In Italia, le donne con accesso al private banking – ovvero il segmento che gestisce le grandi ricchezze – sono una netta minoranza. A fronte di patrimoni totali serviti, solo il 10% fa capo a donne. Una percentuale che si traduce in una presenza reale dello 0,3% della popolazione femminile adulta.
Un dato che fotografa una disuguaglianza marcata. “Se partiamo dal presupposto che la metà del Paese è donna, è evidente che marginalizzarla dal lavoro, dai processi decisionali e dalle sedi del potere sia controproducente e dannoso per tutti”, afferma Antonella Massari, Segretario Generale dell’Aipb. “Il cielo non si può dividere”, aggiunge, con un monito che invita alla riflessione.
Un terzo della ricchezza gestita è donna
Nonostante la presenza ridotta in termini numerici, il peso economico delle donne nel private banking è significativo. Le stime indicano che circa 300 miliardi di euro, ovvero il 10% della ricchezza finanziaria privata nazionale, fa capo a donne. Una percentuale che sale al 35% se si guarda solo al portafoglio dei patrimoni serviti dal private banking.
Numeri che sorprendono chi ancora ritiene che la gestione finanziaria familiare sia dominio esclusivo degli uomini. Di fatto, le donne investitrici superano per incidenza persino il segmento degli imprenditori, che pesa per il 20% sul totale dei patrimoni gestiti.
Donne investitrici: poche, ma decisive
Secondo lo studio Aipb/Ipsos commissionato da Candriam, in Italia si contano circa 60.000 donne con un profilo patrimoniale rilevante (oltre 250 mila euro di disponibilità). Rappresentano appena lo 0,2% della popolazione femminile adulta, ma sono un gruppo in crescita e di grande rilevanza. Parliamo di donne con elevato standing professionale, interessate alla gestione del denaro (82%) e consapevoli delle proprie competenze finanziarie (75%). Molto più delle donne investitrici generiche (30%) o delle donne occupate (32%). Non solo: queste investitrici mostrano un approccio maturo e orientato al lungo termine, puntando su rendimenti e sicurezza senza farsi intimorire dalla complessità dei mercati.
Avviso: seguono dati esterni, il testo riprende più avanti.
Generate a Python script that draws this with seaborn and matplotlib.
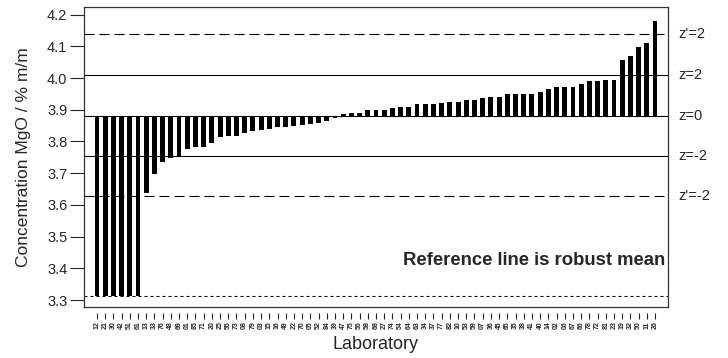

Un potenziale da coltivare
L’analisi lancia un messaggio chiaro: in un momento in cui il risparmio privato può essere un volano per lo sviluppo economico, il contributo femminile è ancora largamente sottovalutato. Serve un cambio di passo. “Come industria, abbiamo il dovere di conoscere e servire meglio la clientela femminile”, sottolinea Massari. Un approccio che altri settori, come la moda e la grande distribuzione, hanno già saputo adottare con successo.
La strada è una sola: ridurre il divario di genere, aumentare l’occupazione femminile e creare percorsi di empowerment economico. Solo così sarà possibile ampliare la base di queste investitrici “rare come panda” e trasformarle in protagoniste della crescita del Paese. Perché, dare anche alle donne l’opportunità di investire è un vantaggio per tutti.